I was lifting the wine to my lips when Gareth appeared in front of me like some unfortunate ghost of asshole heartthrobs past, ridiculous vambraces agleam.
Goddess, why me.
“Gareth,” I said, taking a giant swallow to fortify myself. “Greetings.”
“Hey, Emmy. Been a long time, huh?” Gareth rubbed the back of his neck, attempting a wan version of his low-rent Chris Pine smile. “It’s, uh, good to see you.”
“Would that I could say the same. Super cool vambraces, though! Wilt there be a joust later? Or were you planning on getting into it with some time-traveling Anglo-Saxon invaders?”
He held up an arm and fisted his hand, turning it back and forth until the slick black metal caught the light in an aggressive glint. “They’re a little cheeseball, I get it. But part of the traditional Blackmoore regalia.”
I stared at him, dumbfounded, shaking my head as if I hadn’t heard him right. “I’m sorry, what? There’s no fucking way a bespoke titanium vambrace is part of anyone’s traditional regalia.”
“So maybe they’re a little stylized,” he said with a shrug. “But you have to admit, still pretty sick.”
“I assure you that I one hundred percent do not have to admit that.”
“Agree to disagree about the vambraces, that’s cool.” He nodded to himself, then paused. “You look really great, Em. Very different, but great.”
“Do I, Gareth?” I demanded, slugging back another swallow.

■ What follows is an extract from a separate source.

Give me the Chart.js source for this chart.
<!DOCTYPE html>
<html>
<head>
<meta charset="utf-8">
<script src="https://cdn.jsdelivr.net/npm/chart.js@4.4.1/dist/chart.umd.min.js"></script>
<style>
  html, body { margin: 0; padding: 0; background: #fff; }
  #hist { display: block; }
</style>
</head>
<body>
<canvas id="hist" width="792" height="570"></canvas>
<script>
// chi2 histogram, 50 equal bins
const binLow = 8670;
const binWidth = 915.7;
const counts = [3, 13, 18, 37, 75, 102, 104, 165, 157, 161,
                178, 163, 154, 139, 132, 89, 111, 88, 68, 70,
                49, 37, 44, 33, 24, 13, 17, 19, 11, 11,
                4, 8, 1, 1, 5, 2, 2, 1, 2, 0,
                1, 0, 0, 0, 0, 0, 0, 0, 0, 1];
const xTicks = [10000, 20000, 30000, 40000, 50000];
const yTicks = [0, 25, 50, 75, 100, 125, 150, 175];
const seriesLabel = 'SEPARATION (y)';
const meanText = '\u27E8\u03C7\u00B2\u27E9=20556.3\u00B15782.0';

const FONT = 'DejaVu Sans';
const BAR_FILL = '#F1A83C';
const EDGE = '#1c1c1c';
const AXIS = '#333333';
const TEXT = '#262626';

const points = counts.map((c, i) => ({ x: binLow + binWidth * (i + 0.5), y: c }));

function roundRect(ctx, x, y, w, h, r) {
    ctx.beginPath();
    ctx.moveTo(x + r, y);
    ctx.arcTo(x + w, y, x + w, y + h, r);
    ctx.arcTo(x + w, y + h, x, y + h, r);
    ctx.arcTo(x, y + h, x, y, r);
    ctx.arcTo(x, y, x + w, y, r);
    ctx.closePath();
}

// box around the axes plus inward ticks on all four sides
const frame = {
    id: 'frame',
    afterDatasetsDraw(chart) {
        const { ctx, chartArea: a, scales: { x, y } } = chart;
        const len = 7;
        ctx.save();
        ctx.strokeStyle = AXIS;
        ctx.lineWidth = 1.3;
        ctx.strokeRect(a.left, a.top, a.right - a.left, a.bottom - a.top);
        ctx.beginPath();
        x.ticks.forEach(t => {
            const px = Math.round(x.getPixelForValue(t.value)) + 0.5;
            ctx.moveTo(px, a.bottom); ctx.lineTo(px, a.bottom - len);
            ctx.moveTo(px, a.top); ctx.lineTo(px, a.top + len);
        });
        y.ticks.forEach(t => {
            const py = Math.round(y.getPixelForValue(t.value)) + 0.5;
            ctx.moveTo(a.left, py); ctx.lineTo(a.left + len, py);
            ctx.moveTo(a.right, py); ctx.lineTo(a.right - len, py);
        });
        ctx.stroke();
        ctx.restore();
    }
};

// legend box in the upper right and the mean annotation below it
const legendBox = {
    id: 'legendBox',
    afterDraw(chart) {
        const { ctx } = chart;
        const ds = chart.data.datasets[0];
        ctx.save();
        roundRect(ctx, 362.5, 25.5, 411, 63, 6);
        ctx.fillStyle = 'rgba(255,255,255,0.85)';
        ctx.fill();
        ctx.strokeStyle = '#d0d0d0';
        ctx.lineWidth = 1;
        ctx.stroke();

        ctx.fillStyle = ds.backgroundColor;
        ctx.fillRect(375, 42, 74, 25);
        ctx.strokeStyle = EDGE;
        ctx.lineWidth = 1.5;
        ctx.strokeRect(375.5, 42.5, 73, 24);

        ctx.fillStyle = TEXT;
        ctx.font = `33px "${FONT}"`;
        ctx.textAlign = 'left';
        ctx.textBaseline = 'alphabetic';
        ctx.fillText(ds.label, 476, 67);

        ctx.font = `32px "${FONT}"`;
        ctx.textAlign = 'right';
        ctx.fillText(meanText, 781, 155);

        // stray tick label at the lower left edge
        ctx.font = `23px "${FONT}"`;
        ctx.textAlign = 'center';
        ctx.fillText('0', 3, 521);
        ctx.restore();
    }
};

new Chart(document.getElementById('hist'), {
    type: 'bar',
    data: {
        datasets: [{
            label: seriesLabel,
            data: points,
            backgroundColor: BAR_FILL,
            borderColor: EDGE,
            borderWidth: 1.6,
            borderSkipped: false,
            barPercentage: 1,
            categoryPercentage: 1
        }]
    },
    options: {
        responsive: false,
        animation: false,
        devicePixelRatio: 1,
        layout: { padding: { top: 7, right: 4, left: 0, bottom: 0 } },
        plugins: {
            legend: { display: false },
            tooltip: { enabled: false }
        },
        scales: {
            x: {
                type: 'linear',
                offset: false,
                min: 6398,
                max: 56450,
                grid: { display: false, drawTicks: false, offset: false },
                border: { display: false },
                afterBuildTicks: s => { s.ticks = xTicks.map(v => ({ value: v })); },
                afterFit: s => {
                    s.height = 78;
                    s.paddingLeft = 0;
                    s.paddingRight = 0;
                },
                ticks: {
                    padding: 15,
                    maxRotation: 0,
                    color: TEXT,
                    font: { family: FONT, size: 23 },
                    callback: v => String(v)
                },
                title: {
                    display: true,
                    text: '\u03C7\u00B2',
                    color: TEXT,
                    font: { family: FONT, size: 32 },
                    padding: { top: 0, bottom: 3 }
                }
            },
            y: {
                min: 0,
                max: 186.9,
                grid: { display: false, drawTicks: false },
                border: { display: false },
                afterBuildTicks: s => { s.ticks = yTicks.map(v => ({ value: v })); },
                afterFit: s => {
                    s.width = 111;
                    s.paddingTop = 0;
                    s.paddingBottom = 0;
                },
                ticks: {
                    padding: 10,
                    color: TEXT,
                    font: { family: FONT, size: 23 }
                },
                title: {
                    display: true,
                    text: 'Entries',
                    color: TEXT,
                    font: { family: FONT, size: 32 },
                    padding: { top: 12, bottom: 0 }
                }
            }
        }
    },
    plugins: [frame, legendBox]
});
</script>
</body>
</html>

My better judgment insisted that I should really save myself the angst and walk away, but instead I found that I was downright itching for a confrontation. Maybe a trace of that fierce mantle magic still spiraled through my veins. “Or do I look more like, ‘Hey girl, you must be new here, how long are you in town?’?”
He at least had the good grace to wince at that, dragging a hand down his face.
“So that’s how it’s gonna be, then, okay. I was hoping we could make, like, a gentleman’s agreement to pretend that never happened.”
I scoffed, amazed he thought I might be inclined to let him off that easy. “Pretty sure neither of us is a gentleman. So, yeah, this is most definitely how it’s gonna be.”
“Look, Emmy, I really am sorry about that,” he attempted, trying out another tack. “I was having . . . kind of a shitty night. The four-J?ger-shots-too-many kind. By the time we made it to the Cauldron, I wasn’t exactly seeing twenty-twenty. It was dark, I didn’t expect to see you there, and I just . . . I didn’t recognize you for a minute. It happens.”
Of course he still drank J?ger. All his pricey suits and adult bone structure aside, an overgrown frat boy still squatted inside that artfully tousled head.
“It happens to dipshits, maybe. And as I recall, you were toasting to Camelot’s expansion, so it couldn’t have been all that terrible of a night,” I pointed out. “So I’m going to need you to try that again.”
He looked on the verge of saying something, then shook his head instead, a mutinous flare of anger streaking across his face.
“Are you seriously not going to just chill a little, Emmy, even after an honest apology?” he demanded, knuckling back his hair, wincing a little as the vambrace thumped against his forehead. “I know we have history, but come on. Cut me a break. You must see what an awkward position I’m in, here, with you as Arbiter. Caught totally wrongfooted.”